%%
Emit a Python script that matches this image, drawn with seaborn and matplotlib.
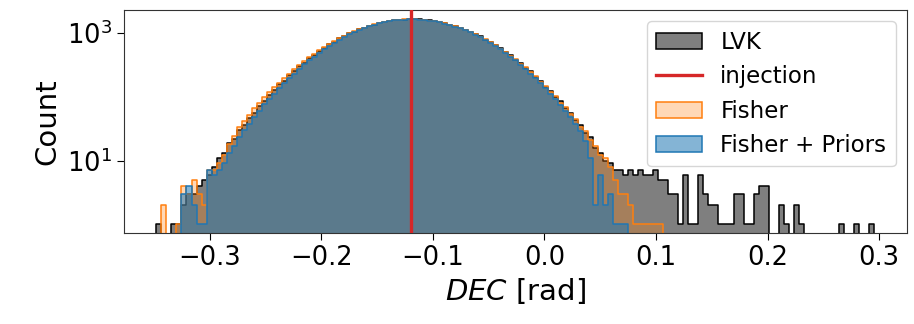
import numpy as np
import pandas as pd
import matplotlib
matplotlib.use("Agg")
import matplotlib.pyplot as plt
import seaborn as sns
from matplotlib.patches import Patch
from matplotlib.lines import Line2D
from matplotlib.ticker import FixedLocator, NullLocator, LogFormatterSciNotation

# ---------------- data ----------------
bin_start = -0.348
bin_width = 0.0045
injection = -0.12

lvk_counts = [
    1, 0, 0, 1, 1, 2, 3, 3, 4, 5, 6, 8,
    11, 13, 19, 22, 30, 36, 47, 55, 73, 85, 108, 126, 157, 180, 220, 252, 301, 341, 404,
    452, 526, 582, 667, 729, 822, 889, 985, 1052, 1150, 1213, 1306, 1362, 1445, 1488, 1552, 1580, 1626, 1632, 1655,
    1641, 1640, 1605, 1585, 1528, 1490, 1415, 1362, 1275, 1212, 1118, 1049, 952, 884, 790, 726, 640, 580, 501, 450,
    382, 340, 284, 250, 205, 179, 144, 125, 99, 85, 66, 56, 43, 36, 27, 23, 16, 13, 10,
    9, 7, 7, 6, 7, 6, 7, 6, 6, 7, 5, 5,
    3, 3, 1, 6, 1, 1, 6, 3, 2, 2, 1, 1, 1, 3, 3, 1, 1, 3, 4, 4,
    0, 0, 2, 1, 0, 2, 1, 0, 0, 0, 0, 0, 0, 0, 1, 0, 0, 1, 0, 0, 1,
]

fisher_counts = [
    0, 2, 0, 0, 1, 4, 3, 5, 3, 2, 7, 7,
    9, 12, 18, 24, 33, 41, 52, 66, 80, 98, 118, 142, 165, 200, 232, 270, 318, 362, 420,
    470, 535, 600, 672, 741, 826, 899, 990, 1060, 1145, 1220, 1300, 1370, 1430, 1496, 1540, 1590, 1612, 1640, 1645,
    1650, 1628, 1615, 1572, 1540, 1478, 1425, 1350, 1285, 1200, 1128, 1036, 964, 870, 802, 712, 650, 568, 512, 440,
    390, 330, 292, 242, 212, 172, 150, 119, 103, 80, 70, 53, 45, 34, 29, 21, 17, 12, 11,
    8, 5, 3, 3, 2, 1, 1, 1, 1, 1, 1,
]

priors_counts = [
    0, 0, 0, 0, 0, 3, 4, 2, 1, 1, 7, 6,
    7, 9, 13, 17, 23, 30, 38, 48, 60, 76, 92, 112, 135, 165, 196, 232, 275, 322, 375,
    428, 495, 560, 630, 708, 790, 872, 950, 1040, 1118, 1200, 1282, 1352, 1420, 1480, 1535, 1575, 1608, 1630, 1642,
    1640, 1630, 1604, 1570, 1524, 1470, 1410, 1340, 1265, 1188, 1105, 1022, 940, 858, 778, 700, 625, 555, 488, 428,
    372, 320, 274, 232, 197, 165, 137, 112, 92, 74, 60, 48, 38, 29, 20, 11, 2, 6, 2,
    3, 1, 1, 1,
]

series_names = ["LVK", "Fisher", "Fisher + Priors"]
series_counts = [lvk_counts, fisher_counts, priors_counts]

# ---------------- styling ----------------
face_colors = [(0, 0, 0, 0.5), (1.0, 0.498, 0.055, 0.3), (0.122, 0.467, 0.706, 0.55)]
edge_colors = ["black", "#ff7f0e", "#1f77b4"]

fig = plt.figure(figsize=(9.14, 3.24), dpi=100)
ax = fig.add_axes([0.1357, 0.2809, 0.8566, 0.6882])

for name, counts, fc, ec in zip(series_names, series_counts, face_colors, edge_colors):
    counts = np.asarray(counts, dtype=float)
    edges = bin_start + bin_width * np.arange(len(counts) + 1)
    centers = 0.5 * (edges[:-1] + edges[1:])
    df = pd.DataFrame({"x": centers, "w": counts})
    sns.histplot(data=df, x="x", weights="w", bins=list(edges), element="step", fill=True,
                 facecolor=fc, edgecolor=ec, linewidth=1.1, ax=ax)

ax.axvline(injection, color="#d62728", lw=2.4, zorder=10)

ax.set_yscale("log")
ax.set_ylim(0.73, 2300)
ax.set_xlim(-0.377, 0.325)
ax.yaxis.set_major_locator(FixedLocator([10, 1000]))
ax.yaxis.set_major_formatter(LogFormatterSciNotation())
ax.yaxis.set_minor_locator(NullLocator())
ax.set_xticks([-0.3, -0.2, -0.1, 0.0, 0.1, 0.2, 0.3])
ax.tick_params(labelsize=18.5, length=5)
for s in ax.spines.values():
    s.set_color("#333333")

ax.set_xlabel("$DEC$ [rad]", fontsize=21)
ax.set_ylabel("Count", fontsize=21)

handles = [
    Patch(facecolor=face_colors[0], edgecolor=edge_colors[0], linewidth=1.1),
    Line2D([0], [0], color="#d62728", lw=2.4),
    Patch(facecolor=face_colors[1], edgecolor=edge_colors[1], linewidth=1.1),
    Patch(facecolor=face_colors[2], edgecolor=edge_colors[2], linewidth=1.1),
]
labels = ["LVK", "injection", "Fisher", "Fisher + Priors"]
ax.legend(handles, labels, loc="upper right", fontsize=16.5)

fig.savefig("out.png", dpi=100)
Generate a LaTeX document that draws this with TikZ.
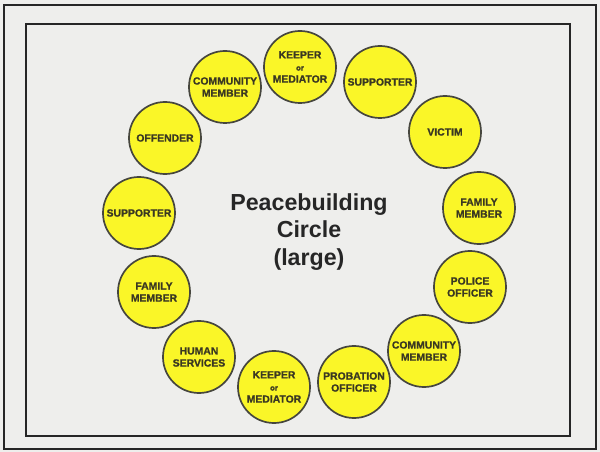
\documentclass[tikz,border=0pt]{standalone}
\usepackage{fontspec}
\setmainfont{Liberation Sans}
\newfontfamily\rolefont[FakeBold=1.2]{Liberation Sans Bold}
\definecolor{paper}{RGB}{238,238,236}
\definecolor{disc}{RGB}{250,246,40}
\definecolor{rim}{RGB}{70,70,62}
\definecolor{ink}{RGB}{58,56,34}
\tikzset{
  role/.style={circle, draw=rim, fill=disc, line width=1.2pt, minimum size=1.8cm,
    inner sep=0pt, align=center, text=ink, font=\rolefont\fontsize{7.4}{8.6}\selectfont},
  frame/.style={draw=black!85, line width=1.3pt},
}
\newcommand{\orsmall}{{\fontsize{5.5}{6.5}\selectfont or}}
\begin{document}
\begin{tikzpicture}[x=.025cm, y=-.025cm]

\useasboundingbox (0,0) rectangle (600,452);
\fill[paper] (0,0) rectangle (600,452);
\draw[frame] (4,5) rectangle (596,449);
\draw[frame] (26,24) rectangle (570,436);

\node[font=\fontsize{16.5}{19.5}\selectfont\bfseries, text=black!85, align=center] (title) at (309,232) {Peacebuilding\\Circle\\(large)};

\node[role] (keepertop) at (300,67) {KEEPER\\\orsmall\\MEDIATOR};
\node[role] (supportertop) at (380,82) {SUPPORTER};
\node[role] (victim) at (445,132) {VICTIM};
\node[role] (familyright) at (479,208) {FAMILY\\MEMBER};
\node[role] (police) at (470,287) {POLICE\\OFFICER};
\node[role] (communityright) at (424,351) {COMMUNITY\\MEMBER};
\node[role] (probation) at (354,382) {PROBATION\\OFFICER};
\node[role] (keeperbottom) at (274,387) {KEEPER\\\orsmall\\MEDIATOR};
\node[role] (human) at (199,357) {HUMAN\\SERVICES};
\node[role] (familyleft) at (154,292) {FAMILY\\MEMBER};
\node[role] (supporterleft) at (139,213) {SUPPORTER};
\node[role] (offender) at (165,138) {OFFENDER};
\node[role] (communitytop) at (225,87) {COMMUNITY\\MEMBER};
\end{tikzpicture}
\end{document}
%%
EXERCISE PROMPT:
From the data above, write out everything exactly except the pictures.

ANSWER FOR THIS EXERCISE:
Emit a Python script that matches this image, drawn with seaborn and matplotlib.
import numpy as np
import pandas as pd
import matplotlib
matplotlib.use("Agg")
import matplotlib.pyplot as plt
import seaborn as sns
from matplotlib.patches import Patch
from matplotlib.lines import Line2D
from matplotlib.ticker import FixedLocator, NullLocator, LogFormatterSciNotation

# ---------------- data ----------------
bin_start = -0.348
bin_width = 0.0045
injection = -0.12

lvk_counts = [
    1, 0, 0, 1, 1, 2, 3, 3, 4, 5, 6, 8,
    11, 13, 19, 22, 30, 36, 47, 55, 73, 85, 108, 126, 157, 180, 220, 252, 301, 341, 404,
    452, 526, 582, 667, 729, 822, 889, 985, 1052, 1150, 1213, 1306, 1362, 1445, 1488, 1552, 1580, 1626, 1632, 1655,
    1641, 1640, 1605, 1585, 1528, 1490, 1415, 1362, 1275, 1212, 1118, 1049, 952, 884, 790, 726, 640, 580, 501, 450,
    382, 340, 284, 250, 205, 179, 144, 125, 99, 85, 66, 56, 43, 36, 27, 23, 16, 13, 10,
    9, 7, 7, 6, 7, 6, 7, 6, 6, 7, 5, 5,
    3, 3, 1, 6, 1, 1, 6, 3, 2, 2, 1, 1, 1, 3, 3, 1, 1, 3, 4, 4,
    0, 0, 2, 1, 0, 2, 1, 0, 0, 0, 0, 0, 0, 0, 1, 0, 0, 1, 0, 0, 1,
]

fisher_counts = [
    0, 2, 0, 0, 1, 4, 3, 5, 3, 2, 7, 7,
    9, 12, 18, 24, 33, 41, 52, 66, 80, 98, 118, 142, 165, 200, 232, 270, 318, 362, 420,
    470, 535, 600, 672, 741, 826, 899, 990, 1060, 1145, 1220, 1300, 1370, 1430, 1496, 1540, 1590, 1612, 1640, 1645,
    1650, 1628, 1615, 1572, 1540, 1478, 1425, 1350, 1285, 1200, 1128, 1036, 964, 870, 802, 712, 650, 568, 512, 440,
    390, 330, 292, 242, 212, 172, 150, 119, 103, 80, 70, 53, 45, 34, 29, 21, 17, 12, 11,
    8, 5, 3, 3, 2, 1, 1, 1, 1, 1, 1,
]

priors_counts = [
    0, 0, 0, 0, 0, 3, 4, 2, 1, 1, 7, 6,
    7, 9, 13, 17, 23, 30, 38, 48, 60, 76, 92, 112, 135, 165, 196, 232, 275, 322, 375,
    428, 495, 560, 630, 708, 790, 872, 950, 1040, 1118, 1200, 1282, 1352, 1420, 1480, 1535, 1575, 1608, 1630, 1642,
    1640, 1630, 1604, 1570, 1524, 1470, 1410, 1340, 1265, 1188, 1105, 1022, 940, 858, 778, 700, 625, 555, 488, 428,
    372, 320, 274, 232, 197, 165, 137, 112, 92, 74, 60, 48, 38, 29, 20, 11, 2, 6, 2,
    3, 1, 1, 1,
]

series_names = ["LVK", "Fisher", "Fisher + Priors"]
series_counts = [lvk_counts, fisher_counts, priors_counts]

# ---------------- styling ----------------
face_colors = [(0, 0, 0, 0.5), (1.0, 0.498, 0.055, 0.3), (0.122, 0.467, 0.706, 0.55)]
edge_colors = ["black", "#ff7f0e", "#1f77b4"]

fig = plt.figure(figsize=(9.14, 3.24), dpi=100)
ax = fig.add_axes([0.1357, 0.2809, 0.8566, 0.6882])

for name, counts, fc, ec in zip(series_names, series_counts, face_colors, edge_colors):
    counts = np.asarray(counts, dtype=float)
    edges = bin_start + bin_width * np.arange(len(counts) + 1)
    centers = 0.5 * (edges[:-1] + edges[1:])
    df = pd.DataFrame({"x": centers, "w": counts})
    sns.histplot(data=df, x="x", weights="w", bins=list(edges), element="step", fill=True,
                 facecolor=fc, edgecolor=ec, linewidth=1.1, ax=ax)

ax.axvline(injection, color="#d62728", lw=2.4, zorder=10)

ax.set_yscale("log")
ax.set_ylim(0.73, 2300)
ax.set_xlim(-0.377, 0.325)
ax.yaxis.set_major_locator(FixedLocator([10, 1000]))
ax.yaxis.set_major_formatter(LogFormatterSciNotation())
ax.yaxis.set_minor_locator(NullLocator())
ax.set_xticks([-0.3, -0.2, -0.1, 0.0, 0.1, 0.2, 0.3])
ax.tick_params(labelsize=18.5, length=5)
for s in ax.spines.values():
    s.set_color("#333333")

ax.set_xlabel("$DEC$ [rad]", fontsize=21)
ax.set_ylabel("Count", fontsize=21)

handles = [
    Patch(facecolor=face_colors[0], edgecolor=edge_colors[0], linewidth=1.1),
    Line2D([0], [0], color="#d62728", lw=2.4),
    Patch(facecolor=face_colors[1], edgecolor=edge_colors[1], linewidth=1.1),
    Patch(facecolor=face_colors[2], edgecolor=edge_colors[2], linewidth=1.1),
]
labels = ["LVK", "injection", "Fisher", "Fisher + Priors"]
ax.legend(handles, labels, loc="upper right", fontsize=16.5)

fig.savefig("out.png", dpi=100)
Generate a LaTeX document that draws this with TikZ.
\documentclass[tikz,border=0pt]{standalone}
\usepackage{fontspec}
\setmainfont{Liberation Sans}
\newfontfamily\rolefont[FakeBold=1.2]{Liberation Sans Bold}
\definecolor{paper}{RGB}{238,238,236}
\definecolor{disc}{RGB}{250,246,40}
\definecolor{rim}{RGB}{70,70,62}
\definecolor{ink}{RGB}{58,56,34}
\tikzset{
  role/.style={circle, draw=rim, fill=disc, line width=1.2pt, minimum size=1.8cm,
    inner sep=0pt, align=center, text=ink, font=\rolefont\fontsize{7.4}{8.6}\selectfont},
  frame/.style={draw=black!85, line width=1.3pt},
}
\newcommand{\orsmall}{{\fontsize{5.5}{6.5}\selectfont or}}
\begin{document}
\begin{tikzpicture}[x=.025cm, y=-.025cm]

\useasboundingbox (0,0) rectangle (600,452);
\fill[paper] (0,0) rectangle (600,452);
\draw[frame] (4,5) rectangle (596,449);
\draw[frame] (26,24) rectangle (570,436);

\node[font=\fontsize{16.5}{19.5}\selectfont\bfseries, text=black!85, align=center] (title) at (309,232) {Peacebuilding\\Circle\\(large)};

\node[role] (keepertop) at (300,67) {KEEPER\\\orsmall\\MEDIATOR};
\node[role] (supportertop) at (380,82) {SUPPORTER};
\node[role] (victim) at (445,132) {VICTIM};
\node[role] (familyright) at (479,208) {FAMILY\\MEMBER};
\node[role] (police) at (470,287) {POLICE\\OFFICER};
\node[role] (communityright) at (424,351) {COMMUNITY\\MEMBER};
\node[role] (probation) at (354,382) {PROBATION\\OFFICER};
\node[role] (keeperbottom) at (274,387) {KEEPER\\\orsmall\\MEDIATOR};
\node[role] (human) at (199,357) {HUMAN\\SERVICES};
\node[role] (familyleft) at (154,292) {FAMILY\\MEMBER};
\node[role] (supporterleft) at (139,213) {SUPPORTER};
\node[role] (offender) at (165,138) {OFFENDER};
\node[role] (communitytop) at (225,87) {COMMUNITY\\MEMBER};
\end{tikzpicture}
\end{document}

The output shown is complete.